‘The early bird catches the worm’ it’s a saying that can be applied to most of the things. When you start a new business, there is a mountain of stuff you need to control and do, some of these bring money, and a lot of them are costs. And understandably, we have to neglect some of these to a later stage. Branding is the one that gets postpone to a later date, which it’s a catch 22 because you need look credible, trustworthy and unique, to be different from your competitors with a similar brand.
Now, what is the advantage of having a brand from an early state?
1. People will get familiar with your brand
Your potential customers will start engaging with your business from the moment you are out there. Remember that a brand is an emotional relationship between your company and your clients and a relationship is only build with patience and constancy.
Showing up every day with the right look will make you recognisable and will start trusting you. It is like moving into a new neighbourhood. At first, the neighbours will see you as a foreign person but little by little they will start recognising you. If you make an effort to say good morning every day, they will warm up to you and see you as an acquaintance, later on as a good neighbour and if you insist you could even end up being friends.
Note: Londoners should try this when they feel like their neighbours aren’t so friendly.
2. Advantage on positioning
Your business is likely to have competition. The earlier you start having a consistent look, coherent with your prospects, the earlier that you will get your position in the market.
Think of brands that managed to get ahead of the game, like Google (it’s true that they weren’t the first ones, but they were there earlier than others). Or do you Bing something instead of Google it? We don’t telegram we WhatsApp!

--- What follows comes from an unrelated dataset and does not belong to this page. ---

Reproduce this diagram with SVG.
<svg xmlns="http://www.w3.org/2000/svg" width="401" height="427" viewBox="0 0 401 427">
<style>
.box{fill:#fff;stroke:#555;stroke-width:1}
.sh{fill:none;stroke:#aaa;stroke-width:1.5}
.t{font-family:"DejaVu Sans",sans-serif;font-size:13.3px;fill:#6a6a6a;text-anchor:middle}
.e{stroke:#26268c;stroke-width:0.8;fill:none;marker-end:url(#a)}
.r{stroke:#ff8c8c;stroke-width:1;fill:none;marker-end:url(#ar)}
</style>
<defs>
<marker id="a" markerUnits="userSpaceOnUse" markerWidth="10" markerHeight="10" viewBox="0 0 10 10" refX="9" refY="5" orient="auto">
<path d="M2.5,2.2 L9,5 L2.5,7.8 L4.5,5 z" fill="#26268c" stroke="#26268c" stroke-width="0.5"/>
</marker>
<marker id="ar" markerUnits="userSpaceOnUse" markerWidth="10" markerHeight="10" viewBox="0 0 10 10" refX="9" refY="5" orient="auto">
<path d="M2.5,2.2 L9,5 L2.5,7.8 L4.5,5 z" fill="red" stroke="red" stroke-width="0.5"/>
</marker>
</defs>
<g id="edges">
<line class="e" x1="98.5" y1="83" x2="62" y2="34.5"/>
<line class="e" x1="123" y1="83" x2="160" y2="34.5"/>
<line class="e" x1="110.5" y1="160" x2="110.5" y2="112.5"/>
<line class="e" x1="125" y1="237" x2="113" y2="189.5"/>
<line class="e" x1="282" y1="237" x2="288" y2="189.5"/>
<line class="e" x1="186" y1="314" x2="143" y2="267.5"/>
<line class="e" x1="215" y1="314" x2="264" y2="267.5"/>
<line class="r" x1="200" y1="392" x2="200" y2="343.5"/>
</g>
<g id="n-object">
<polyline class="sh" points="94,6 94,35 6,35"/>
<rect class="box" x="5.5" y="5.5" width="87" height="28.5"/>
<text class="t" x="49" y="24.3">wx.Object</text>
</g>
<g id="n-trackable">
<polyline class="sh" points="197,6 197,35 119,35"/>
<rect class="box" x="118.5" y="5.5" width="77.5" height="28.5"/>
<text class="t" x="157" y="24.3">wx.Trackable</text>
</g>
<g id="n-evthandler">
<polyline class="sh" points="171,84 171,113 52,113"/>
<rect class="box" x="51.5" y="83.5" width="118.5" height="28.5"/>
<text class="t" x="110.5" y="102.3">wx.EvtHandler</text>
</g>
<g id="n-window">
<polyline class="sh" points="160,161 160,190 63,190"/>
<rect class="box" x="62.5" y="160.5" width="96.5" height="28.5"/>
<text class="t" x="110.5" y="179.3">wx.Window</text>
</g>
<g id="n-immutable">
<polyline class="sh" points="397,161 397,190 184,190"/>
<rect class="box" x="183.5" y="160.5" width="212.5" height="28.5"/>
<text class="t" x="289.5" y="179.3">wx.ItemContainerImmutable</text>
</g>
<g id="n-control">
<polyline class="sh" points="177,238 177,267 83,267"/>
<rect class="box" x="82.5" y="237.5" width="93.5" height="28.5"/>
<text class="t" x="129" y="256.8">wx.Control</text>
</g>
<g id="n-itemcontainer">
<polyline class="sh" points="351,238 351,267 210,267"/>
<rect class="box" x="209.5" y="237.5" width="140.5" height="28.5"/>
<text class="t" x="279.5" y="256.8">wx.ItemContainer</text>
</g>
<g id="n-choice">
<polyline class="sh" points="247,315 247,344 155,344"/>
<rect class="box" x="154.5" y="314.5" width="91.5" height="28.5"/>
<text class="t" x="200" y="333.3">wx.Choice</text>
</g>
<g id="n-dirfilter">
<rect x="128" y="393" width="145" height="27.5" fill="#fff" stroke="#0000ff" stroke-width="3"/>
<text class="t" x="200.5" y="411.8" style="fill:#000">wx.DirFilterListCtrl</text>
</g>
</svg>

3. Leeway for improvement and rebrand
Branding isn’t an exercise with a start and end. Branding is something that holds hand with business. When you engage early, you can test if things work and if not you can change them. Because it’s easier to rebrand when you are a small business than when you are Coca-Cola, not only for what will your customer say but the more assets with your logo you have around.
4. Consistency
It’s what it says on the tin. Having a new brand means that you can create consistency, which is a prolonged exercise and means that you won’t have assets online or offline where they don’t have your logo or follow your brand colours.
5. Evolution
Business is something that constantly evolves. In fact, you should, as a business owner, always be innovating to adapt your company to the current market needs and technology advance. If your brand is set earlier, you can evolve together.
6. Spread the word
Most businesses have to promote themselves, but word of mouth can be a big part of your acquisition system.
Having a brand will help your customers remember you, and recommend you. But also the people who are looking for the recommendation will see you as serious and feel conformable to spend their money with you.
7. Start slow and grow little by little
When you start from the beginning, you can start having the essential elements of your brand, like a logo, a website and business cards and then extend as you need with other assets and features, such as a flyer or an annual report.
It means that you can control your expense on promotion and branding a bit better. Because you only have to do it on demand as oppose to having to spend a big chuck of cash in one go.